# Work to complete
Find all the lines with "that" and gather them.

Rows from a dataset of charts and code:
^^^^^^^^

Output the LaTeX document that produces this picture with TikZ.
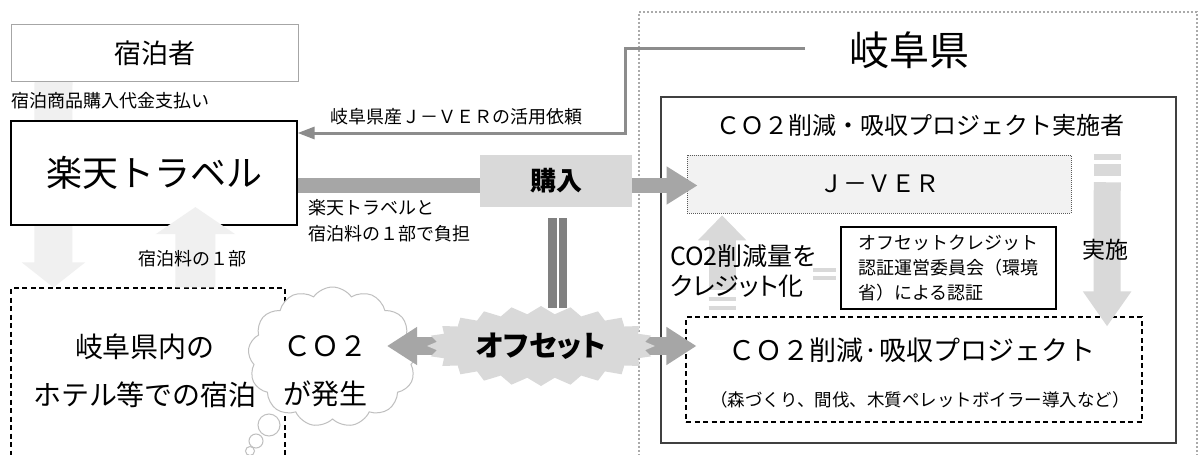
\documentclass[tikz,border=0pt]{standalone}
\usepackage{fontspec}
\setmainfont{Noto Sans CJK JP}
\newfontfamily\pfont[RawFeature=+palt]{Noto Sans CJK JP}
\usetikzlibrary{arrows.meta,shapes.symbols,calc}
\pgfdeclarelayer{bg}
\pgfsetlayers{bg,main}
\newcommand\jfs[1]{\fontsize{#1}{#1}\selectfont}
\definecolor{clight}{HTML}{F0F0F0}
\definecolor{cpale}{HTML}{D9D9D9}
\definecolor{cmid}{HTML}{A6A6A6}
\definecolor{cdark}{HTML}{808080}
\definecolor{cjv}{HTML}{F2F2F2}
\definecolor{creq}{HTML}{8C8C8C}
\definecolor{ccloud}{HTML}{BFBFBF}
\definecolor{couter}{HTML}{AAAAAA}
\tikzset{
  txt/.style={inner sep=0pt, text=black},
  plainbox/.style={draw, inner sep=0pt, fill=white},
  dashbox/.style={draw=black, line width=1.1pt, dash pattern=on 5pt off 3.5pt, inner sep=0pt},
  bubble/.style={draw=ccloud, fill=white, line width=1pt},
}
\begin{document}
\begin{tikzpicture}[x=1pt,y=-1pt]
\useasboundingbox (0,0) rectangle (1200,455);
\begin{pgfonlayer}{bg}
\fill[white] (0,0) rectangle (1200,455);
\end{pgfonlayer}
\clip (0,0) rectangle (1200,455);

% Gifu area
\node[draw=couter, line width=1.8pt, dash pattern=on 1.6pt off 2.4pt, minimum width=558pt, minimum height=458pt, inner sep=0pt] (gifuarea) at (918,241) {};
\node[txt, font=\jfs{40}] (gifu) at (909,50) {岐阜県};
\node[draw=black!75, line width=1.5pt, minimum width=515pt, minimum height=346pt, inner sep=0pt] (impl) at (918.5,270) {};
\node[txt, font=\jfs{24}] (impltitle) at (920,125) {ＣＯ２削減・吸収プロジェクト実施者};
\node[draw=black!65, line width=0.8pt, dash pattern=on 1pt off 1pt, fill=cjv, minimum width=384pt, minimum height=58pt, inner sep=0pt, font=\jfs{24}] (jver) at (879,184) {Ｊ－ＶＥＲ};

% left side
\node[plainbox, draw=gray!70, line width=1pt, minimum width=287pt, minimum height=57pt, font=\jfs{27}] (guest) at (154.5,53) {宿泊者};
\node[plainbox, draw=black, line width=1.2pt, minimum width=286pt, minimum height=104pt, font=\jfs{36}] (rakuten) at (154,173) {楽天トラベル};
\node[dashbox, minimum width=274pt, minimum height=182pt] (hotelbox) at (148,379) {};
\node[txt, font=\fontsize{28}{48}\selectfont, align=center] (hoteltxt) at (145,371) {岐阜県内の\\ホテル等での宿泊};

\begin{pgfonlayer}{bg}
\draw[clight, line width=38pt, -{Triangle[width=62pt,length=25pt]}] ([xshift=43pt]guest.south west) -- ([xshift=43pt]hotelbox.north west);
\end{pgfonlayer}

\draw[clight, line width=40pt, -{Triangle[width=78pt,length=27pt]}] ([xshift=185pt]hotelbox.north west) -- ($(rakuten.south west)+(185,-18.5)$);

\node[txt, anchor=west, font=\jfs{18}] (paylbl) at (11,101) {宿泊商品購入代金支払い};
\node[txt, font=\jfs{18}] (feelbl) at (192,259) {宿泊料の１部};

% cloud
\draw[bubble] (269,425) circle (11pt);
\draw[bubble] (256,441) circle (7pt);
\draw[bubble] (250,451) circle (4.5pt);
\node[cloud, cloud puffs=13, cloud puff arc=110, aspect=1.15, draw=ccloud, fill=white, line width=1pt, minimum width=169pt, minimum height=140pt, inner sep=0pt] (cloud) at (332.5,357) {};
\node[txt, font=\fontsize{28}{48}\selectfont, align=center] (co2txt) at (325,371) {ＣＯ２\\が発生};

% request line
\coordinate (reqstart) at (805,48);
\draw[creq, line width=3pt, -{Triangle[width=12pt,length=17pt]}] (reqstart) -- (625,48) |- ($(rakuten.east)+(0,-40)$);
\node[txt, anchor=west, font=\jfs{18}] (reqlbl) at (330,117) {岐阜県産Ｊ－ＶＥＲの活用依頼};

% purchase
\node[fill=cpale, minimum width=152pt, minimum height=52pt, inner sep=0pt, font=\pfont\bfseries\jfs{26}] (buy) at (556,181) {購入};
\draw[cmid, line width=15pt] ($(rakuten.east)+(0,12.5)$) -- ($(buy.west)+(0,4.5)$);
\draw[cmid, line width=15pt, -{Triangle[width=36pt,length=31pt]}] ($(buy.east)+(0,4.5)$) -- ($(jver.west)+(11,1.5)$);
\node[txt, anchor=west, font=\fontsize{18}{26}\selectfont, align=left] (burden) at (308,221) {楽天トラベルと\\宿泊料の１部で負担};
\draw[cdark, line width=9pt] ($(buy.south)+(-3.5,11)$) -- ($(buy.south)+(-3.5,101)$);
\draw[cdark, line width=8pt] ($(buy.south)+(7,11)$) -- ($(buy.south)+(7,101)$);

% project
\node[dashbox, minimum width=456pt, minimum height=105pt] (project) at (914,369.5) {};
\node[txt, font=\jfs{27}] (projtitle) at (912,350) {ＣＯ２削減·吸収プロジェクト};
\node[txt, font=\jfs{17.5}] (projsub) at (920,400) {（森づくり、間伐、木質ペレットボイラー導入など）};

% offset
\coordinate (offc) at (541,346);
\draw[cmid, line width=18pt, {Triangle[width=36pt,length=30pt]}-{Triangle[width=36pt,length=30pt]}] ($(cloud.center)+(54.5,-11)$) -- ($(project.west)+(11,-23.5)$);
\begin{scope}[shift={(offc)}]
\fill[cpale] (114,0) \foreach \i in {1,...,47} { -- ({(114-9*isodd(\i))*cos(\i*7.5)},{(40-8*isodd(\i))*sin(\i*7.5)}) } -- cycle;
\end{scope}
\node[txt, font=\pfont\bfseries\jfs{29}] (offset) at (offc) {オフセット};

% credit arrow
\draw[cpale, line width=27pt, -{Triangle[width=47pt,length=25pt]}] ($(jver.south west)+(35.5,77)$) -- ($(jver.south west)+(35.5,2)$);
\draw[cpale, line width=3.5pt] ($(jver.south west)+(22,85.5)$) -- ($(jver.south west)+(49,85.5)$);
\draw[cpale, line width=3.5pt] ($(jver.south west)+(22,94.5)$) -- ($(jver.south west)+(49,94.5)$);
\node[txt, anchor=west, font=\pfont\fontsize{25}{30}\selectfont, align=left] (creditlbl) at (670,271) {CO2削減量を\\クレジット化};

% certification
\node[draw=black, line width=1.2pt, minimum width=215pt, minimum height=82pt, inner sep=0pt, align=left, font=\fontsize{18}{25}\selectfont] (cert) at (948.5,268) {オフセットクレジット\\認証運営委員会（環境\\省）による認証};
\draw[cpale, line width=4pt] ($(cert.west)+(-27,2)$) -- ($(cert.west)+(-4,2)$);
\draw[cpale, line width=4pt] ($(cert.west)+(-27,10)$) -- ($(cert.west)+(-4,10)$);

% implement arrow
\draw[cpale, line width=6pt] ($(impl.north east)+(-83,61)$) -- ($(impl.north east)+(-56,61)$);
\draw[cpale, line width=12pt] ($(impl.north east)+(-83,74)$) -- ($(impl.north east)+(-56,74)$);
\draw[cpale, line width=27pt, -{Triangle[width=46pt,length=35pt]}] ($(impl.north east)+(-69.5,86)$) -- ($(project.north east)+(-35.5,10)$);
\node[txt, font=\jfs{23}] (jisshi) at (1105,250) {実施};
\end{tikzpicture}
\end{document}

^^^^^^^^

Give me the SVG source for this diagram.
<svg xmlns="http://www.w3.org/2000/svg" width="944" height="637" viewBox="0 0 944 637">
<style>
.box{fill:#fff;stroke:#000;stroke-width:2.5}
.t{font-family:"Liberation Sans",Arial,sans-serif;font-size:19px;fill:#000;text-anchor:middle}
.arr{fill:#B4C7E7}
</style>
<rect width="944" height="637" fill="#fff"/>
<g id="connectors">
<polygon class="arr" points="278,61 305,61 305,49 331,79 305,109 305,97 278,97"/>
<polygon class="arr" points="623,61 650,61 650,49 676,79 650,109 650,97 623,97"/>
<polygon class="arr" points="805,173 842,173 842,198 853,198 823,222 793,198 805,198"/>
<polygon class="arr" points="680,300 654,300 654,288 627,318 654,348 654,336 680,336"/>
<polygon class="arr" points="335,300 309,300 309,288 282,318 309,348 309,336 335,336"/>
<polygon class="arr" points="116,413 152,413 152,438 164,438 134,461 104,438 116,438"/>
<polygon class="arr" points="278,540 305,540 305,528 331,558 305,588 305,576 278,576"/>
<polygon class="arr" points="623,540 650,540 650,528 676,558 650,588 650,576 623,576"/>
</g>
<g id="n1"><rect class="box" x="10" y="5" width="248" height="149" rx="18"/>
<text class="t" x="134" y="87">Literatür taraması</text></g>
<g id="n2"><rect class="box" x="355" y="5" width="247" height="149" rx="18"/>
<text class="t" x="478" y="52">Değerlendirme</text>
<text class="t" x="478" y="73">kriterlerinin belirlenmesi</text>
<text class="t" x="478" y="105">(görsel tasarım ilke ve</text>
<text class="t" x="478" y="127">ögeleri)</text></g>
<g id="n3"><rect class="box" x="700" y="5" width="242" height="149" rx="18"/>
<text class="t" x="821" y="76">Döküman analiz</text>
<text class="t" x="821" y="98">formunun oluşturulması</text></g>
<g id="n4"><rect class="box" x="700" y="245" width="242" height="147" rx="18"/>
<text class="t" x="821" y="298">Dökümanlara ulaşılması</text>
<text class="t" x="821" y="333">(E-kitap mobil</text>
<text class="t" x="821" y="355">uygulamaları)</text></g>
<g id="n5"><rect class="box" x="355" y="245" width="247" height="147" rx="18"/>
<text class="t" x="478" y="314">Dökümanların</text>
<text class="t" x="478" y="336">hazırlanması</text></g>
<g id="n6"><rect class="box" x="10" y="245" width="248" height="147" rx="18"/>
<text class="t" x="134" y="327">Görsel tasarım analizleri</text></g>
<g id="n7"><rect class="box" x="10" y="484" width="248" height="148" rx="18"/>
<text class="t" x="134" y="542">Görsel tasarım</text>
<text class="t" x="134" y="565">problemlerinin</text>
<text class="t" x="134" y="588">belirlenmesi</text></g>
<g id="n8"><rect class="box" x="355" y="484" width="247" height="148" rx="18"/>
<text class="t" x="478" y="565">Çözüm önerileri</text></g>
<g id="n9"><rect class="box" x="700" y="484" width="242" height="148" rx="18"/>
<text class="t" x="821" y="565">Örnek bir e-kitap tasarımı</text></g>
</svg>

^^^^^^^^

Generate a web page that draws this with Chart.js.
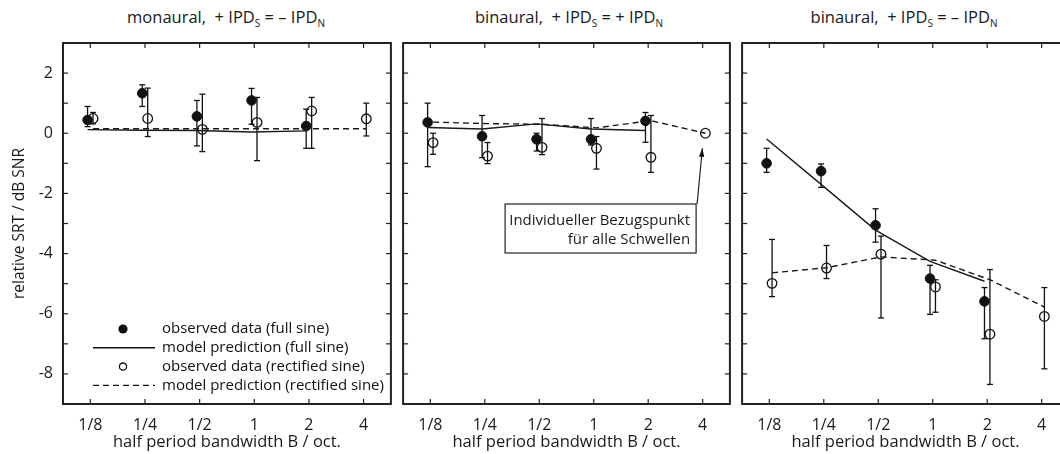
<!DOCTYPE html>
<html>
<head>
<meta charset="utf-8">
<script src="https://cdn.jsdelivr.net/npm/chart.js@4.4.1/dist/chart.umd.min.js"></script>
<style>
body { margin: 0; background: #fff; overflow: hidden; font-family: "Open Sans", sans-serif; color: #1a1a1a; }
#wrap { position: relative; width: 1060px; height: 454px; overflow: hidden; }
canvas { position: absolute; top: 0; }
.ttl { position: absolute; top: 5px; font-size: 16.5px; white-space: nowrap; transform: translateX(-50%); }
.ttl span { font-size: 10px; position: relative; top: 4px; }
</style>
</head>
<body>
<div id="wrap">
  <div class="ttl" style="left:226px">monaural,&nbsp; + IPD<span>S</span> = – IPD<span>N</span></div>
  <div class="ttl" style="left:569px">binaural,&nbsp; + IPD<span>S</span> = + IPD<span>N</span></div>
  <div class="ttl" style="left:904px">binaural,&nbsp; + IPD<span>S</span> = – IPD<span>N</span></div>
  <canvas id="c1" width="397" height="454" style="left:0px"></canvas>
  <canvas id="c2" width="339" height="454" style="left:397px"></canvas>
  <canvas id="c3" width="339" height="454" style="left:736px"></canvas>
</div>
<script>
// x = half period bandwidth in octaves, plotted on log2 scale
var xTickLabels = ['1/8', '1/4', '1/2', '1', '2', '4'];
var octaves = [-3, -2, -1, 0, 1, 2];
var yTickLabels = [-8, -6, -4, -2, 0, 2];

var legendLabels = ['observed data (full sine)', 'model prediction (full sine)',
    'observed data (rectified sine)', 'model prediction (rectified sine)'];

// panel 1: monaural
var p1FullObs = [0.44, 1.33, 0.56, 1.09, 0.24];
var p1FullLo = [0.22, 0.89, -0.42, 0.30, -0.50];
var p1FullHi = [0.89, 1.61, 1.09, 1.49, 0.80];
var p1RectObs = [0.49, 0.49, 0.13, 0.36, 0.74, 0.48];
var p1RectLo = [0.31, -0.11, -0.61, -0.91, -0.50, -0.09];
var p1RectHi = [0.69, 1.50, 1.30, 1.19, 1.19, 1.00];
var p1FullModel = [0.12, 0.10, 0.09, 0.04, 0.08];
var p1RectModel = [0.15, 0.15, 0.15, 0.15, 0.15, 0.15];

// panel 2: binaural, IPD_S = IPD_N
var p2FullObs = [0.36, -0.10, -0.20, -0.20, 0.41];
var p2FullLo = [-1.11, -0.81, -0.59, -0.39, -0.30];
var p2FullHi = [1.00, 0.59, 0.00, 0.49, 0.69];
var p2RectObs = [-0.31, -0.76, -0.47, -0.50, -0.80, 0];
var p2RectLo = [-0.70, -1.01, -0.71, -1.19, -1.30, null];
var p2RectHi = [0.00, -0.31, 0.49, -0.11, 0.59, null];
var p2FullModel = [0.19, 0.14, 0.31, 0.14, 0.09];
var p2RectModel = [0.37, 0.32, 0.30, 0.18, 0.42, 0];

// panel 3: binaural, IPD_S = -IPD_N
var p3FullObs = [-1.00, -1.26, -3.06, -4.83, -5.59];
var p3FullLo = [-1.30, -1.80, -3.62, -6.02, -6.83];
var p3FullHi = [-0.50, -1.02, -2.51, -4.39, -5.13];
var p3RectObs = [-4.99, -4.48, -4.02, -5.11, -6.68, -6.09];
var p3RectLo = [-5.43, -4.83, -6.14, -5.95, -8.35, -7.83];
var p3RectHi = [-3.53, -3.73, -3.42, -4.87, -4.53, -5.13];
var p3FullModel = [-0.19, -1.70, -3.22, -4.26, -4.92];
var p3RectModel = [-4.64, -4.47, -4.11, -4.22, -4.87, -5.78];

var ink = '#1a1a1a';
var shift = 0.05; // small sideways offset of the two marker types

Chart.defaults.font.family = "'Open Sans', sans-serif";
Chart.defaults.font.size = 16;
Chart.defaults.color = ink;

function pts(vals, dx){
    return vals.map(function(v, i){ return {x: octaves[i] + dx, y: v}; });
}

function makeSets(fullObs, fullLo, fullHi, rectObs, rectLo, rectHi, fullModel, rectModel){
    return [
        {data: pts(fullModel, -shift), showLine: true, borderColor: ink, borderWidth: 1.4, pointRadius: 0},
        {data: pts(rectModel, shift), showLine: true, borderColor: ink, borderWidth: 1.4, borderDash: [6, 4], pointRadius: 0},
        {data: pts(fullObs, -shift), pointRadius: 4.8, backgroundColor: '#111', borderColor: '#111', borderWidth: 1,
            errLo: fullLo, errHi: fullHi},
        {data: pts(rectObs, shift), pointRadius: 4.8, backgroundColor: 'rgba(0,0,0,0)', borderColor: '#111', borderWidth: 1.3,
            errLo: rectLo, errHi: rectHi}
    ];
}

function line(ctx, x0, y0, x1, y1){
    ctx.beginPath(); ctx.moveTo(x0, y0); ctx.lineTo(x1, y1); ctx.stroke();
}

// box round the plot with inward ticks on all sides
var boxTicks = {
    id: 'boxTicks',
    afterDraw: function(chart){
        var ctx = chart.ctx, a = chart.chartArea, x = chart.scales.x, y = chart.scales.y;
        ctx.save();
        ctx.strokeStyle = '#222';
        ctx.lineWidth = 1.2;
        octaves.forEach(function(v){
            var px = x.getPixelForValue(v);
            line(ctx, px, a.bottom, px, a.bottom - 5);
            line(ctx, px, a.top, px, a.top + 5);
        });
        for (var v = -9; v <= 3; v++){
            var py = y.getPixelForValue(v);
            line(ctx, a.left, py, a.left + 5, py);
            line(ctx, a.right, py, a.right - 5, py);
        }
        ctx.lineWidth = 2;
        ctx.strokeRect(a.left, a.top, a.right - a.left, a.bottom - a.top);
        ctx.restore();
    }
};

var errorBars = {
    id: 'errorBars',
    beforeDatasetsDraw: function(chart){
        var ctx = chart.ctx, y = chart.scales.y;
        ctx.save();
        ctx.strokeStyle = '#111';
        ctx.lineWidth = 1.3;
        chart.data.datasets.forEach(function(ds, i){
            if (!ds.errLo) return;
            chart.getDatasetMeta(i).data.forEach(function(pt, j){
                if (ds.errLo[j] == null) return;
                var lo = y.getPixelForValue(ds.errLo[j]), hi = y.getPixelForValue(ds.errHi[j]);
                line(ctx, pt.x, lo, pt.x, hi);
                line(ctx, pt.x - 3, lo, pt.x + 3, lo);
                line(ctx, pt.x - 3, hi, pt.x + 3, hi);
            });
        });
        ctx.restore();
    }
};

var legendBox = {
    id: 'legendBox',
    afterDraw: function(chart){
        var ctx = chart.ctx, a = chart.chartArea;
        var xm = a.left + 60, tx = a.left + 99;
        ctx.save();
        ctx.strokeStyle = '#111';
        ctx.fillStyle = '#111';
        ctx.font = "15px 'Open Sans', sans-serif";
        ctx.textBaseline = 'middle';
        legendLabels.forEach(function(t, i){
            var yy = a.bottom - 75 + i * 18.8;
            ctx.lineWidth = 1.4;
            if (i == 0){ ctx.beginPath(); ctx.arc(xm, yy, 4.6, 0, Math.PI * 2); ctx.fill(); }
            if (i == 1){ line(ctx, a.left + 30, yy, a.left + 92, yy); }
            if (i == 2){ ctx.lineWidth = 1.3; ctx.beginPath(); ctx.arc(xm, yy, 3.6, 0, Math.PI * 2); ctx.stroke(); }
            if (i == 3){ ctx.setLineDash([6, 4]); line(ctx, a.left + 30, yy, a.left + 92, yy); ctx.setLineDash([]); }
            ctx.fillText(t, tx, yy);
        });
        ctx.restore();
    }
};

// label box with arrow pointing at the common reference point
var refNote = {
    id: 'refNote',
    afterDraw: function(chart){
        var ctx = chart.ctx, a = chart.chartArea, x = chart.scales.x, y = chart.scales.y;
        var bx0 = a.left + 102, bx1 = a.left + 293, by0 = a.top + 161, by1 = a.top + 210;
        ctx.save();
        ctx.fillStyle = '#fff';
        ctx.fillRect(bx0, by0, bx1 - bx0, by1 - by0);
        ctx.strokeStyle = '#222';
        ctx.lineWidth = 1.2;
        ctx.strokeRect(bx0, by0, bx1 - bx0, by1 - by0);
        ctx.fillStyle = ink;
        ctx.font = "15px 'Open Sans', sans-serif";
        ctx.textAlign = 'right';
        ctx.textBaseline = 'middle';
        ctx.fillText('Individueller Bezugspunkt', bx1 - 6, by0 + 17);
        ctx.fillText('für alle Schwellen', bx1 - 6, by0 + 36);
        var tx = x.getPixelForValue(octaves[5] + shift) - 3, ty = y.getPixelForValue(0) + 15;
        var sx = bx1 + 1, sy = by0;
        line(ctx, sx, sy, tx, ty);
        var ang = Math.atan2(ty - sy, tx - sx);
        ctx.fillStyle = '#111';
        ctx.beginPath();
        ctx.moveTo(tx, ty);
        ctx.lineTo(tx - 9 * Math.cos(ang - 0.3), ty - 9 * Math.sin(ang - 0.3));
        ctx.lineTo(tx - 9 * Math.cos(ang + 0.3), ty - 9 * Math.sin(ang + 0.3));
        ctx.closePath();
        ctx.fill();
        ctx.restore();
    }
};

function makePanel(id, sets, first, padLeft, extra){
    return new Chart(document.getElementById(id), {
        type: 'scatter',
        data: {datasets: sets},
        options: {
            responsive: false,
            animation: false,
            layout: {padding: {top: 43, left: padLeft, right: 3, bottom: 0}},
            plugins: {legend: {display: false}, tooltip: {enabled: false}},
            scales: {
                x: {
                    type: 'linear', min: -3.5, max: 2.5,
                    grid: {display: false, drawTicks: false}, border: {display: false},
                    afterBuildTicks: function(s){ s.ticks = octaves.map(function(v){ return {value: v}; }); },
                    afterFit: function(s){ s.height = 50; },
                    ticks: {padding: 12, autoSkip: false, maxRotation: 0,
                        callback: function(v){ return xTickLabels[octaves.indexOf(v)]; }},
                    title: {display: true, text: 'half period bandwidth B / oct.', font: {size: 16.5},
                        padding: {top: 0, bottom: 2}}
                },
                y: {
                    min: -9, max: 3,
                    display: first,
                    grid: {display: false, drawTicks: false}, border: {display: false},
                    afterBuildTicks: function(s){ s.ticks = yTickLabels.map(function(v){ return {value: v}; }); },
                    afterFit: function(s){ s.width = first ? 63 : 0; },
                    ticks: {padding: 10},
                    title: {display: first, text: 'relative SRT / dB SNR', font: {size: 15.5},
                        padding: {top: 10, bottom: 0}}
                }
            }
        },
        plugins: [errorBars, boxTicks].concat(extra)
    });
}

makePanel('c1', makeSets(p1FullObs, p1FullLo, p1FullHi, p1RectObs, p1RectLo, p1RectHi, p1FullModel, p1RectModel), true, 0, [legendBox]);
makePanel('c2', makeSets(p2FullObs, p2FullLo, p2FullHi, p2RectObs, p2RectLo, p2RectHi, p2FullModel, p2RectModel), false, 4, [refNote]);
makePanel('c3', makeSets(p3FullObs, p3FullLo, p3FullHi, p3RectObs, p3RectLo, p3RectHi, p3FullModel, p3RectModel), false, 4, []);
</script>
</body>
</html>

^^^^^^^^

# Written response
Output the LaTeX document that produces this picture with TikZ.
Generate a web page that draws this with Chart.js.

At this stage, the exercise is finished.